Apply labels on first touch. Even if nothing gets resolved immediately, every issue now has a clear status. The backlog stops feeling infinite.


Your README is doing more work than you think

A significant portion of maintainer overhead comes from questions that a good README would answer. Installation issues, usage questions, "is this still maintained?" pings — most of these can be eliminated with a clear, up-to-date README.

The sections worth prioritizing:

  1. One-sentence description of what it does
  2. Quick install / quick start
  3. Explicit statement of project status (active, maintenance-only, archived)
  4. Link to CONTRIBUTING.md

A CONTRIBUTING.md that explains what kinds of PRs you'll accept — and what's out of scope — filters contributors before they spend time on something you won't merge. It's not unwelcoming. It's respectful of their time.


Release often, even for small changes

A project that releases every six weeks looks more alive than one that releases every six months — even if the total code change is equivalent.

Frequent small releases signal: someone is here, paying attention, and shipping. That signal matters to users deciding whether to adopt or continue using your project.

The friction that prevents frequent releases is usually not writing code — it's writing release notes. The fix is maintaining your changelog incrementally, adding entries as you merge changes rather than reconstructing history at release time.


Protecting yourself from burnout

Maintainer burnout is well-documented and genuinely common. The pattern: a project gains traction, issues multiply, the maintainer tries to keep up, eventually disappears, and the project either forks or slowly dies.

Some practices that help:

Set response windows. Only triage issues on certain days. Off-hours expectations compound into exhaustion.

Find trusted collaborators early. One or two people with merge access distributes the load and reduces the single point of failure.

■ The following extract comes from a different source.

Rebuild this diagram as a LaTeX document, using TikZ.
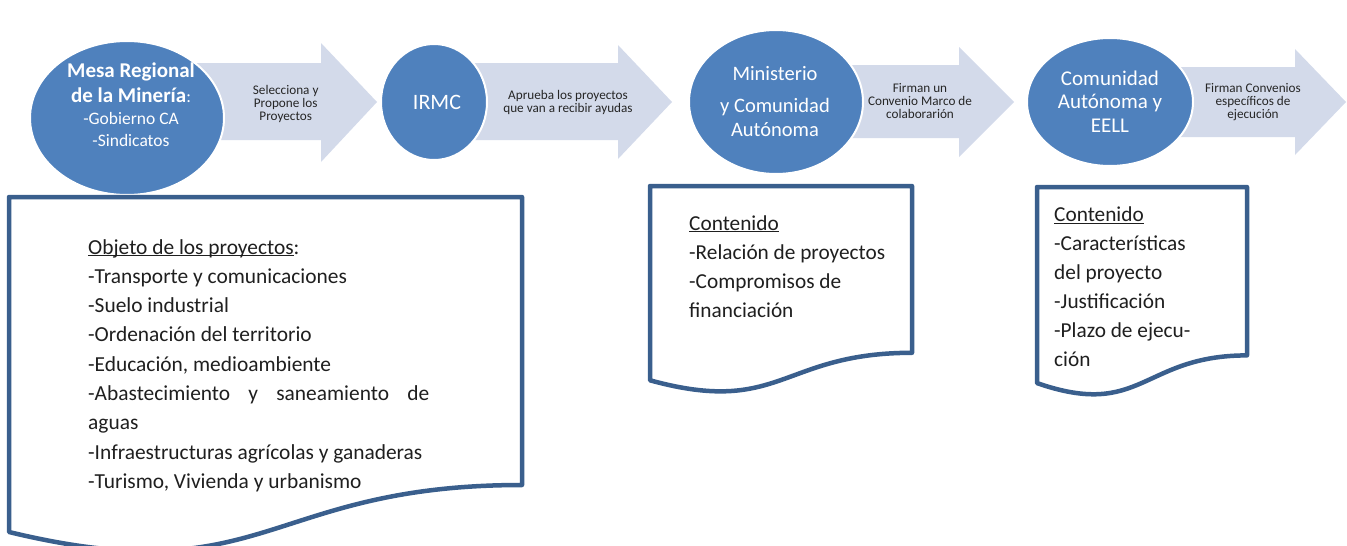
\documentclass[tikz,border=0pt]{standalone}
\usepackage{fontspec}
\setmainfont{Carlito}
\usetikzlibrary{shapes.geometric}
\definecolor{circfill}{HTML}{4F81BD}
\definecolor{arrfill}{HTML}{D3DAEA}
\definecolor{docline}{HTML}{3A5F8D}
\newcommand\myfs[2]{\fontsize{#1}{#2}\selectfont}
\newcommand\myul[1]{\leavevmode\setbox0\hbox{#1}\rlap{\rule[-2.2pt]{\wd0}{1.2pt}}\box0}
\begin{document}
\begin{tikzpicture}[x=1pt,y=-1pt,
  circ/.style={ellipse, fill=circfill, draw=white, line width=2pt, inner sep=0pt},
  ctext/.style={anchor=base, inner sep=0pt, text=white},
  atext/.style={anchor=base, inner sep=0pt, text=black!85},
  arrowbody/.style={fill=arrfill},
  doc/.style={draw=docline, line width=4.5pt, fill=white, line join=round},
  dtext/.style={anchor=base west, inner sep=0pt, text=black!88}]
\useasboundingbox (0,0) rectangle (1347,546);

% block arrows
\fill[arrowbody] (180,63) -- (321,63) -- (321,43) -- (377,102) -- (321,162) -- (321,140) -- (180,140) -- cycle;
\fill[arrowbody] (450,63) -- (618,63) -- (618,45) -- (672,102) -- (618,159) -- (618,140) -- (450,140) -- cycle;
\fill[arrowbody] (830,65) -- (959,65) -- (959,47) -- (1014,102) -- (959,157) -- (959,138) -- (830,138) -- cycle;
\fill[arrowbody] (1160,67) -- (1295,67) -- (1295,49) -- (1346,102) -- (1295,155) -- (1295,137) -- (1160,137) -- cycle;

% circles
\node[circ, minimum width=194pt, minimum height=154pt] (mesa) at (127,118) {};
\node[circ, minimum width=106pt, minimum height=116pt] (irmc) at (434,102) {};
\node[circ, minimum width=174pt, minimum height=144pt] (mini) at (776,102) {};
\node[circ, minimum width=166pt, minimum height=128pt] (ccaa) at (1110,102) {};

% circle texts
\node[ctext, font=\myfs{17.5}{22}] (mesat) at (131,77) {\begin{tabular}[t]{@{}c@{}}\myfs{21}{22}\bfseries Mesa Regional\\[3.5pt] {\myfs{21}{22}\bfseries de la Minería}:\\ -Gobierno CA\\ -Sindicatos\end{tabular}};
\node[ctext, font=\myfs{22}{26}] (irmct) at (437,109) {IRMC};
\node[ctext, font=\myfs{20.5}{23.5}] (minit) at (775,80) {\begin{tabular}[t]{@{}c@{}}Ministerio\\[9pt] y Comunidad\\ Autónoma\end{tabular}};
\node[ctext, font=\myfs{21}{23.5}] (ccaat) at (1110,85) {\begin{tabular}[t]{@{}c@{}}Comunidad\\ Autónoma y\\ EELL\end{tabular}};

% arrow texts
\node[atext, font=\myfs{13.2}{13.3}] (a1t) at (285.7,94.3) {\begin{tabular}[t]{@{}c@{}}Selecciona y\\ Propone los\\ Proyectos\end{tabular}};
\node[atext, font=\myfs{13.2}{13.3}] (a2t) at (568,99) {\begin{tabular}[t]{@{}c@{}}Aprueba los proyectos\\ que van a recibir ayudas\end{tabular}};
\node[atext, font=\myfs{13.2}{13.3}] (a3t) at (920,92.3) {\begin{tabular}[t]{@{}c@{}}Firman un\\ Convenio Marco de\\ colaborarión\end{tabular}};
\node[atext, font=\myfs{13.2}{13.3}] (a4t) at (1253,92.3) {\begin{tabular}[t]{@{}c@{}}Firman Convenios\\ específicos de\\ ejecución\end{tabular}};

% documents
\draw[doc] (9,197) -- (522,197) -- (522,485) .. controls (265.5,485) and (265.5,594) .. (9,532) -- cycle;
\draw[doc] (650,186) -- (912,186) -- (912,352.8) .. controls (781,352.8) and (781,416.3) .. (650,380.3) -- cycle;
\draw[doc] (1037,187) -- (1247,187) -- (1247,355.4) .. controls (1142,355.4) and (1142,419.5) .. (1037,383.1) -- cycle;

% document texts
\node[dtext, font=\myfs{21.4}{29.3}] (objeto) at (88,254) {\begin{tabular}[t]{@{}l@{}}\myul{Objeto de los proyectos}:\\ -Transporte y comunicaciones\\ -Suelo industrial\\ -Ordenación del territorio\\ -Educación, medioambiente\\ \hbox to 341pt{-Abastecimiento\hfill y\hfill saneamiento\hfill de}\\ aguas\\ -Infraestructuras agrícolas y ganaderas\\ -Turismo, Vivienda y urbanismo\end{tabular}};
\node[dtext, font=\myfs{21.3}{29}] (cont1) at (689,230) {\begin{tabular}[t]{@{}l@{}}\myul{Contenido}\\ -Relación de proyectos\\ -Compromisos de\\ financiación\end{tabular}};
\node[dtext, font=\myfs{21.3}{29}] (cont2) at (1054,221.7) {\begin{tabular}[t]{@{}l@{}}\myul{Contenido}\\ -Características\\ del proyecto\\ -Justificación\\ -Plazo de ejecu-\\ ción\end{tabular}};
\end{tikzpicture}
\end{document}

Archive rather than abandon. If you need to step away, archiving the project is a clean, honest signal to users. It's better than a repo that looks active but hasn't had a real response in two years.

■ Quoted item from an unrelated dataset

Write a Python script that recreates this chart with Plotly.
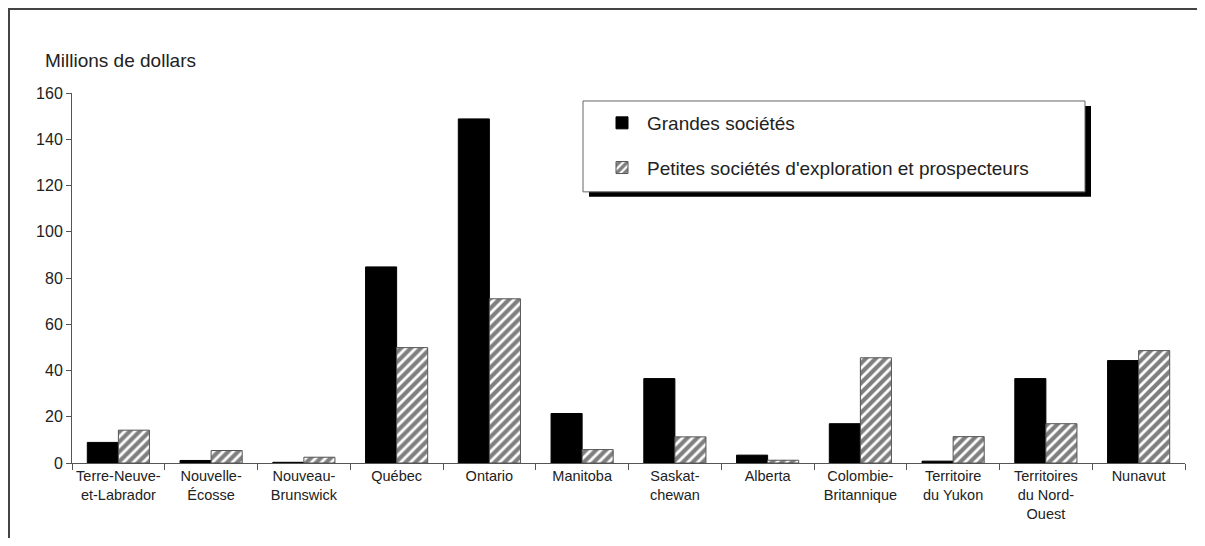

Separate identity from the project. Your work is valuable. The maintenance burden of a popular project does not scale with how much you care. Boundaries aren't failures.


The mindset that separates projects that last

The open source projects that survive long-term tend to share one trait: the maintainer treats it like a product, not a hobby.

That means intentional scope decisions, regular releases, clear documentation, and honest communication about what the project is and isn't. Not because it's required, but because it makes the whole thing sustainable.

A changelog is the cheapest version of this signal — it shows users that someone is in charge and paying attention. If you want to generate one from your existing git history, WhatShipped can do it in about a minute. There's 1 free generation to try it.


Maintaining a project well is hard. It's also one of the most compounding skills you can build — because the habits that make a project sustainable tend to make everything around it better too.